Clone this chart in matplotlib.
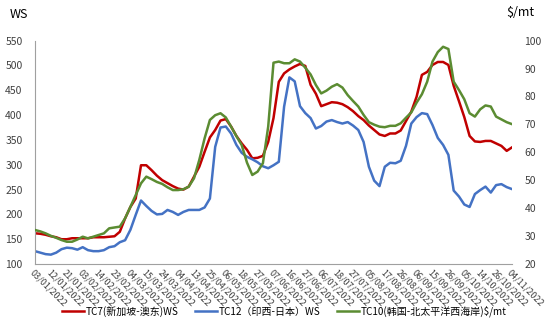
# TC7 / TC12 / TC10 freight rates, 2022

import numpy as np
import matplotlib.pyplot as plt

plt.rcParams['font.family'] = ['Noto Sans CJK SC', 'DejaVu Sans']

# Tick labels (every 7th trading day)
dates = ['03/01/2022', '12/01/2022', '21/01/2022', '03/02/2022', '14/02/2022',
         '23/02/2022', '04/03/2022', '15/03/2022', '24/03/2022', '04/04/2022',
         '13/04/2022', '25/04/2022', '06/05/2022', '18/05/2022', '27/05/2022',
         '07/06/2022', '16/06/2022', '27/06/2022', '06/07/2022', '18/07/2022',
         '27/07/2022', '05/08/2022', '17/08/2022', '26/08/2022', '06/09/2022',
         '15/09/2022', '26/09/2022', '05/10/2022', '14/10/2022', '26/10/2022',
         '04/11/2022']

# TC7 Singapore - East Australia (WS)
tc7 = [162, 161, 159, 156, 154, 150, 150, 152, 152, 152,
       152, 154, 154, 154, 155, 156, 165, 192, 215, 232,
       299, 299, 289, 278, 269, 263, 257, 252, 250, 256,
       276, 296, 326, 355, 370, 389, 392, 377, 358, 343,
       330, 313, 314, 318, 346, 394, 467, 484, 492, 498,
       503, 499, 461, 443, 418, 422, 426, 425, 422, 416,
       408, 398, 390, 379, 370, 361, 358, 363, 363, 369,
       388, 407, 437, 481, 487, 501, 507, 507, 501, 459,
       428, 396, 358, 347, 346, 348, 348, 343, 338, 328,
       335]

# TC12 West India - Japan (WS)
tc12 = [126, 123, 120, 119, 123, 130, 133, 132, 129, 134,
        128, 126, 126, 128, 134, 136, 144, 148, 169, 199,
        228, 217, 207, 200, 201, 209, 205, 199, 205, 209,
        209, 209, 214, 232, 336, 375, 377, 363, 340, 324,
        316, 311, 305, 297, 293, 299, 306, 417, 476, 468,
        418, 404, 394, 373, 378, 387, 390, 386, 383, 386,
        379, 370, 346, 296, 268, 257, 296, 304, 303, 308,
        338, 383, 396, 404, 402, 380, 354, 340, 320, 248,
        236, 220, 215, 241, 249, 256, 244, 259, 261, 255,
        251]

# TC10 South Korea - North Pacific West Coast ($/mt)
tc10 = [32.2, 31.7, 31.0, 30.1, 29.4, 28.6, 28.0, 28.0, 28.8, 29.8,
        29.2, 29.8, 30.4, 31.0, 32.8, 33.1, 33.4, 36.4, 40.5, 44.7,
        48.9, 51.3, 50.4, 49.4, 48.7, 47.5, 46.5, 46.5, 46.8, 47.7,
        50.7, 57.3, 65.0, 71.6, 73.3, 74.0, 72.5, 69.2, 65.8, 62.6,
        56.3, 51.9, 53.1, 56.1, 69.2, 92.1, 92.5, 91.9, 91.9, 93.3,
        92.5, 90.3, 87.9, 84.1, 81.1, 82.1, 83.5, 84.4, 83.2, 80.5,
        78.4, 76.4, 73.4, 70.8, 69.9, 69.2, 69.0, 69.5, 69.5, 70.4,
        72.4, 74.3, 77.8, 80.8, 85.3, 92.5, 95.9, 97.8, 97.0, 85.3,
        82.3, 79.0, 74.0, 72.8, 75.4, 76.8, 76.4, 72.8, 71.8, 70.8,
        70.1]

# three samples per label interval
x = np.arange(len(tc7)) / 3

fig = plt.figure(figsize=(5.47, 3.33), dpi=100)
ax = fig.add_axes([0.064, 0.207, 0.872, 0.671])
ax2 = ax.twinx()

l1, = ax.plot(x, tc7, color='#C00000', lw=1.8, label='TC7(新加坡-澳东)WS')
l2, = ax.plot(x, tc12, color='#4472C4', lw=1.8, label='TC12（印西-日本）WS')
l3, = ax2.plot(x, tc10, color='#5B8C32', lw=1.8, label='TC10(韩国-北太平洋西海岸)$/mt')

ax.set_xlim(0, 30)
ax.set_ylim(100, 550)
ax.set_yticks(np.arange(100, 551, 50))
ax2.set_ylim(20, 100)
ax2.set_yticks(np.arange(20, 101, 10))

ax.set_xticks(np.arange(len(dates)))
ax.set_xticklabels(dates, rotation=-45, ha='left', va='top',
                   rotation_mode='anchor', fontsize=6.5, color='#404040')

for a in (ax, ax2):
    for s in ('top', 'right'):
        a.spines[s].set_visible(False)
ax2.spines['left'].set_visible(False)
ax2.spines['bottom'].set_visible(False)
ax.spines['left'].set_color('#A0A0A0')
ax.spines['bottom'].set_color('#A0A0A0')

ax.tick_params(axis='y', length=0, pad=9, labelsize=7.5, labelcolor='#404040')
ax.tick_params(axis='x', length=0, pad=3)
ax2.tick_params(axis='y', length=0, pad=9, labelsize=7.5, labelcolor='#404040')

fig.text(0.018, 0.955, 'WS', fontsize=9, va='center')
fig.text(0.925, 0.962, '$/mt', fontsize=9, va='center')

fig.legend(handles=[l1, l2, l3], loc='center', bbox_to_anchor=(0.52, 0.065),
           ncol=3, frameon=False, fontsize=7.2, handlelength=2.2,
           handletextpad=0.2, columnspacing=1.6)

fig.savefig('out.png', dpi=100)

■ **Requirements**: Exclude the pictures. Write out the remaining data exactly.

■ **Solution to this task**:
Clone this chart in matplotlib.
# TC7 / TC12 / TC10 freight rates, 2022

import numpy as np
import matplotlib.pyplot as plt

plt.rcParams['font.family'] = ['Noto Sans CJK SC', 'DejaVu Sans']

# Tick labels (every 7th trading day)
dates = ['03/01/2022', '12/01/2022', '21/01/2022', '03/02/2022', '14/02/2022',
         '23/02/2022', '04/03/2022', '15/03/2022', '24/03/2022', '04/04/2022',
         '13/04/2022', '25/04/2022', '06/05/2022', '18/05/2022', '27/05/2022',
         '07/06/2022', '16/06/2022', '27/06/2022', '06/07/2022', '18/07/2022',
         '27/07/2022', '05/08/2022', '17/08/2022', '26/08/2022', '06/09/2022',
         '15/09/2022', '26/09/2022', '05/10/2022', '14/10/2022', '26/10/2022',
         '04/11/2022']

# TC7 Singapore - East Australia (WS)
tc7 = [162, 161, 159, 156, 154, 150, 150, 152, 152, 152,
       152, 154, 154, 154, 155, 156, 165, 192, 215, 232,
       299, 299, 289, 278, 269, 263, 257, 252, 250, 256,
       276, 296, 326, 355, 370, 389, 392, 377, 358, 343,
       330, 313, 314, 318, 346, 394, 467, 484, 492, 498,
       503, 499, 461, 443, 418, 422, 426, 425, 422, 416,
       408, 398, 390, 379, 370, 361, 358, 363, 363, 369,
       388, 407, 437, 481, 487, 501, 507, 507, 501, 459,
       428, 396, 358, 347, 346, 348, 348, 343, 338, 328,
       335]

# TC12 West India - Japan (WS)
tc12 = [126, 123, 120, 119, 123, 130, 133, 132, 129, 134,
        128, 126, 126, 128, 134, 136, 144, 148, 169, 199,
        228, 217, 207, 200, 201, 209, 205, 199, 205, 209,
        209, 209, 214, 232, 336, 375, 377, 363, 340, 324,
        316, 311, 305, 297, 293, 299, 306, 417, 476, 468,
        418, 404, 394, 373, 378, 387, 390, 386, 383, 386,
        379, 370, 346, 296, 268, 257, 296, 304, 303, 308,
        338, 383, 396, 404, 402, 380, 354, 340, 320, 248,
        236, 220, 215, 241, 249, 256, 244, 259, 261, 255,
        251]

# TC10 South Korea - North Pacific West Coast ($/mt)
tc10 = [32.2, 31.7, 31.0, 30.1, 29.4, 28.6, 28.0, 28.0, 28.8, 29.8,
        29.2, 29.8, 30.4, 31.0, 32.8, 33.1, 33.4, 36.4, 40.5, 44.7,
        48.9, 51.3, 50.4, 49.4, 48.7, 47.5, 46.5, 46.5, 46.8, 47.7,
        50.7, 57.3, 65.0, 71.6, 73.3, 74.0, 72.5, 69.2, 65.8, 62.6,
        56.3, 51.9, 53.1, 56.1, 69.2, 92.1, 92.5, 91.9, 91.9, 93.3,
        92.5, 90.3, 87.9, 84.1, 81.1, 82.1, 83.5, 84.4, 83.2, 80.5,
        78.4, 76.4, 73.4, 70.8, 69.9, 69.2, 69.0, 69.5, 69.5, 70.4,
        72.4, 74.3, 77.8, 80.8, 85.3, 92.5, 95.9, 97.8, 97.0, 85.3,
        82.3, 79.0, 74.0, 72.8, 75.4, 76.8, 76.4, 72.8, 71.8, 70.8,
        70.1]

# three samples per label interval
x = np.arange(len(tc7)) / 3

fig = plt.figure(figsize=(5.47, 3.33), dpi=100)
ax = fig.add_axes([0.064, 0.207, 0.872, 0.671])
ax2 = ax.twinx()

l1, = ax.plot(x, tc7, color='#C00000', lw=1.8, label='TC7(新加坡-澳东)WS')
l2, = ax.plot(x, tc12, color='#4472C4', lw=1.8, label='TC12（印西-日本）WS')
l3, = ax2.plot(x, tc10, color='#5B8C32', lw=1.8, label='TC10(韩国-北太平洋西海岸)$/mt')

ax.set_xlim(0, 30)
ax.set_ylim(100, 550)
ax.set_yticks(np.arange(100, 551, 50))
ax2.set_ylim(20, 100)
ax2.set_yticks(np.arange(20, 101, 10))

ax.set_xticks(np.arange(len(dates)))
ax.set_xticklabels(dates, rotation=-45, ha='left', va='top',
                   rotation_mode='anchor', fontsize=6.5, color='#404040')

for a in (ax, ax2):
    for s in ('top', 'right'):
        a.spines[s].set_visible(False)
ax2.spines['left'].set_visible(False)
ax2.spines['bottom'].set_visible(False)
ax.spines['left'].set_color('#A0A0A0')
ax.spines['bottom'].set_color('#A0A0A0')

ax.tick_params(axis='y', length=0, pad=9, labelsize=7.5, labelcolor='#404040')
ax.tick_params(axis='x', length=0, pad=3)
ax2.tick_params(axis='y', length=0, pad=9, labelsize=7.5, labelcolor='#404040')

fig.text(0.018, 0.955, 'WS', fontsize=9, va='center')
fig.text(0.925, 0.962, '$/mt', fontsize=9, va='center')

fig.legend(handles=[l1, l2, l3], loc='center', bbox_to_anchor=(0.52, 0.065),
           ncol=3, frameon=False, fontsize=7.2, handlelength=2.2,
           handletextpad=0.2, columnspacing=1.6)

fig.savefig('out.png', dpi=100)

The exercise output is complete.